In theory, you can paint with just four pigments: red, blue, yellow and white. For beginning painters this is sometimes a good idea, because it’s the fastest way to learn color management. It simplifies the thought process so you have only one decision to make at a time, and it is easier to get a more unified color scheme.
But there is a limiting factor, and that’s the impurity of pigments. They all have overtones that muddy them up in certain mixes. That’s why your local paint dealer uses many, many more pigments than just red, blue, and yellow.
Claude Monet’s palette shifted over time, but included these paints:
- Chrome yellow
- Cadmium yellow
- Viridian green
- Emerald green
- French ultramarine
- Cobalt blue
- Madder red
- Vermilion (red)
- Flake white
- Ivory black (before 1886)
These are sets of paired pigments. That means he has a warm and a cool of each color, plus black and white.
The distinction between warm and cool colors has been important in painting since the Impressionists. Warm colors are said to be hues from red through yellow and cool colors are said to be the hues from green through violet. Each hue around the color wheel also has a warm and a cool version.
There’s no factual hot or cold point because this is just a poetic description that works. Much of what we believe about the psychology of color is hocus-pocus, based on the teachings of 19th century cult leader Madame Blavatsky. However, it’s true that if the light is what we call “warm,” the shadows are what we call “cool,” and vice versa.
|Paired primaries are simply warm and cool versions of each color.
When we say that lemon yellow is cooler than cadmium yellow deep, we mean that if you are trying to mix a greenish yellow, you’ll get a clearer shade with the lemon than you will with the cadmium yellow deep. The warm-cool language is just a convenient way of saying that.
Different pigments may look the same when squeezed out of the tube, but there the similarity ends. Pigments are impure, and you have to learn and work around those impurities.

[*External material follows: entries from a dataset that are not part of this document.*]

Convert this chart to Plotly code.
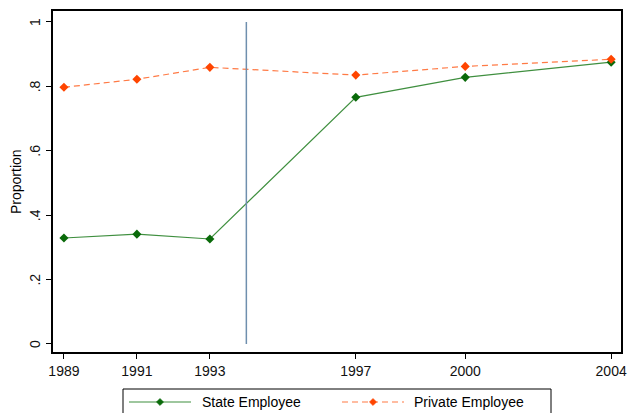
import plotly.graph_objects as go

years = [1989, 1991, 1993, 1997, 2000, 2004]
state_employee = [0.329, 0.341, 0.326, 0.766, 0.828, 0.875]
private_employee = [0.797, 0.822, 0.859, 0.835, 0.862, 0.884]
y_ticks = [0, 0.2, 0.4, 0.6, 0.8, 1]
y_tick_labels = ["0", ".2", ".4", ".6", ".8", "1"]
policy_year = 1994
series_names = ["State Employee", "Private Employee"]
y_title = "Proportion"

W, H = 629, 413
L, R, T, B = 53, 8, 11, 61
PW, PH = W - L - R, H - T - B

STATE_LINE, STATE_MARK = "#3f8f3f", "#0a6a0a"
PRIV_LINE, PRIV_MARK = "#ff7a45", "#ff4500"

def px2paper(px, py):
    return (px - L) / PW, (H - B - py) / PH

fig = go.Figure()
fig.add_trace(go.Scatter(
    x=years, y=state_employee, name=series_names[0], mode="lines+markers",
    line=dict(color=STATE_LINE, width=1.2),
    marker=dict(symbol="diamond", size=7, color=STATE_MARK),
))
fig.add_trace(go.Scatter(
    x=years, y=private_employee, name=series_names[1], mode="lines+markers",
    line=dict(color=PRIV_LINE, width=1.2, dash="6px,4px"),
    marker=dict(symbol="diamond", size=7, color=PRIV_MARK),
))
fig.add_shape(type="line", x0=policy_year, x1=policy_year, y0=0, y1=1,
              xref="x", yref="y", line=dict(color="#6f8fae", width=1.5))

# legend (drawn as layout shapes / annotations to match the Stata look)
bx0, by0 = px2paper(123, 389)
bx1, by1 = px2paper(551, 430)
fig.add_shape(type="rect", xref="paper", yref="paper", x0=bx0, y0=by1, x1=bx1, y1=by0,
              line=dict(color="black", width=1), fillcolor="white", layer="above")

def legend_item(x_start, x_end, x_mark, x_text, text, lcolor, mcolor, dash):
    ly = 402
    xa, ya = px2paper(x_start, ly)
    xb, _ = px2paper(x_end, ly)
    fig.add_shape(type="line", xref="paper", yref="paper", x0=xa, y0=ya, x1=xb, y1=ya,
                  line=dict(color=lcolor, width=1.2, dash=dash), layer="above")
    cx, cy = px2paper(x_mark, ly)
    dx, dy = 3.6 / PW, 3.6 / PH
    fig.add_shape(type="path", xref="paper", yref="paper",
                  path=f"M {cx-dx},{cy} L {cx},{cy+dy} L {cx+dx},{cy} L {cx},{cy-dy} Z",
                  fillcolor=mcolor, line=dict(color=mcolor, width=0.5), layer="above")
    tx, ty = px2paper(x_text, ly)
    fig.add_annotation(xref="paper", yref="paper", x=tx, y=ty, text=text, showarrow=False,
                       xanchor="left", yanchor="middle", font=dict(size=14, color="black"))

legend_item(129, 191, 160, 200, series_names[0], STATE_LINE, STATE_MARK, "solid")
legend_item(342, 404, 373, 412, series_names[1], PRIV_LINE, PRIV_MARK, "6px,4px")

# y-axis title
tx, ty = px2paper(16, 182)
fig.add_annotation(xref="paper", yref="paper", x=tx, y=ty, text=y_title, showarrow=False,
                   textangle=-90, xanchor="center", yanchor="middle",
                   font=dict(size=14, color="black"))

# y tick labels (rotated, Stata style)
lx, _ = px2paper(35, 0)
for v, lab in zip(y_ticks, y_tick_labels):
    fig.add_annotation(xref="paper", yref="y", x=lx, y=v, text=lab, showarrow=False,
                       textangle=-90, xanchor="center", yanchor="middle",
                       font=dict(size=14, color="#111111"))

fig.update_layout(
    width=W, height=H,
    margin=dict(l=L, r=R, t=T, b=B, autoexpand=False),
    paper_bgcolor="white", plot_bgcolor="white",
    font=dict(family="Liberation Sans, Arial, sans-serif", size=14, color="#111111"),
    showlegend=False,
)
fig.update_xaxes(
    range=[1988.7, 2004.27], tickvals=years, ticktext=[str(y) for y in years],
    showgrid=False, zeroline=False, showline=True, linecolor="black", linewidth=2,
    mirror=True, ticks="outside", ticklen=5, tickcolor="black", automargin=False,
    tickfont=dict(size=14),
)
fig.update_yaxes(
    range=[-0.025, 1.034], tickvals=y_ticks, showticklabels=False,
    showgrid=False, zeroline=False, showline=True, linecolor="black", linewidth=2,
    mirror=True, ticks="outside", ticklen=5, tickcolor="black", automargin=False,
)
fig.write_html("out.html", config={"displayModeBar": False},
               post_script="document.body.style.margin='0';")
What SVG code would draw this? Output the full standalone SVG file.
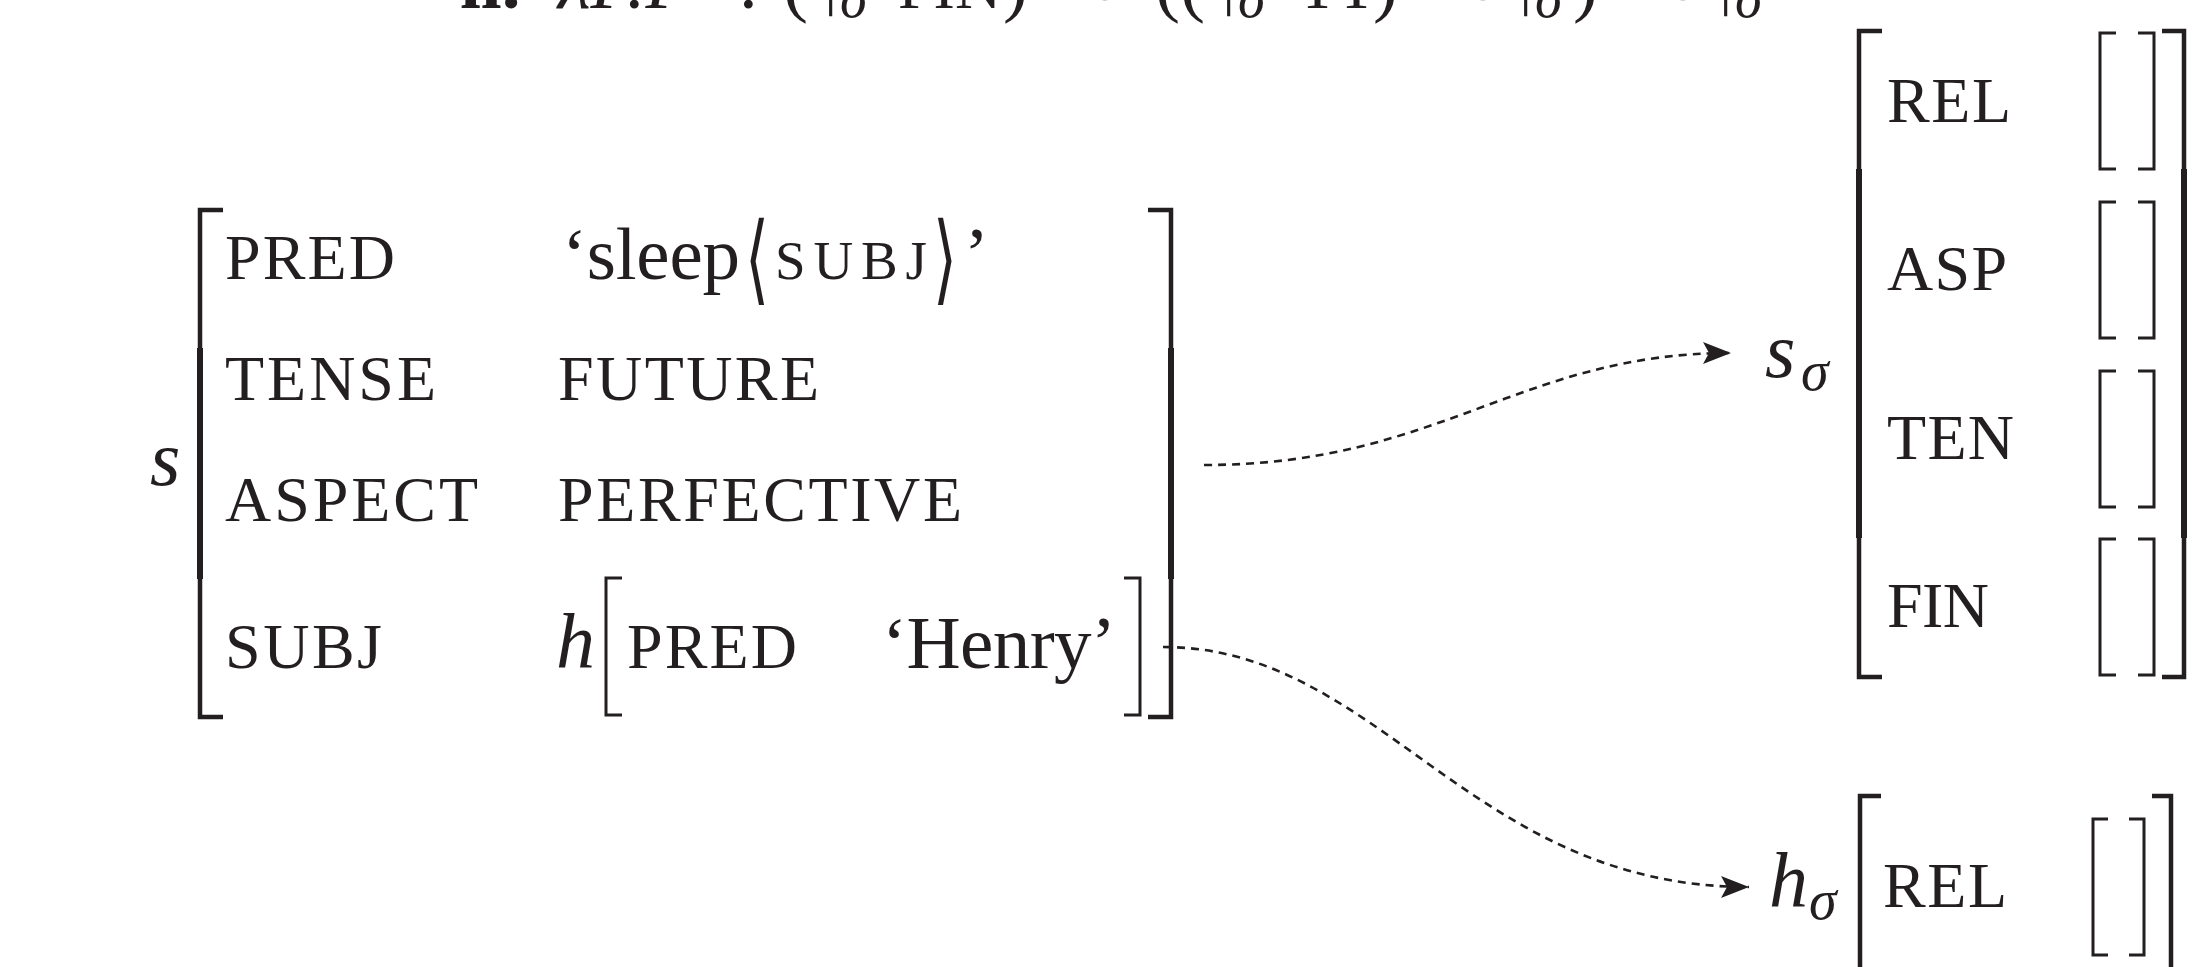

To better understand color space, watch Gamblin’s excellent video on the subject, here.
Three blues that look similar out of the tube, but behave very differently. The ‘glaze’ on the left is the undertone. Courtesy Gamblin paints.
Mass tone is the color a pigment is straight out of the tube, dense and unmixed with another color. No real-world pigment, however, is as pure as a color on a video screen. While two pigments may look the same to the naked eye, their behavior when mixed can be radically different.
Undertone is the color revealed when a paint is spread thin enough that light bounces back up from the substrate. Some pigments are fairly consistent when moving from mass tone to undertone. Others have significant color shifts. Not understanding those undertones tones can lead to muddy mixes.
Ultramarine, Prussian and phthalo blue are colors that shift radically from mass tone to undertone. They’re all so dark out of the tube that their differences aren’t apparent to the naked eye. But dilute them, and you’ll find a wide range of blues.
Cadmium Red Hue is usually made with napthol red and a little white. They mix very differently, which is why the hue is a bad substitute for the real pigment. (In its own right, napthol is a fine red, however.) Courtesy Gamblin paints.
Undertones are why buying “hues” instead of pure pigments can be such bad value. Take, for example, cadmium red hue, which is usually a napthol red with a small amount of white added. Out of the tube, the two paints are indistinguishable, but they mix very differently.
To see a pigment’s mass tone, put a small dab of paint on a smooth white board or glass palette and draw it down with a knife, creating a uniform, solid stripe that completely obscures the painting surface.
To see the undertone, draw the sample down again so it is translucent. You should be able to see minute variations in the color, and in the covering power.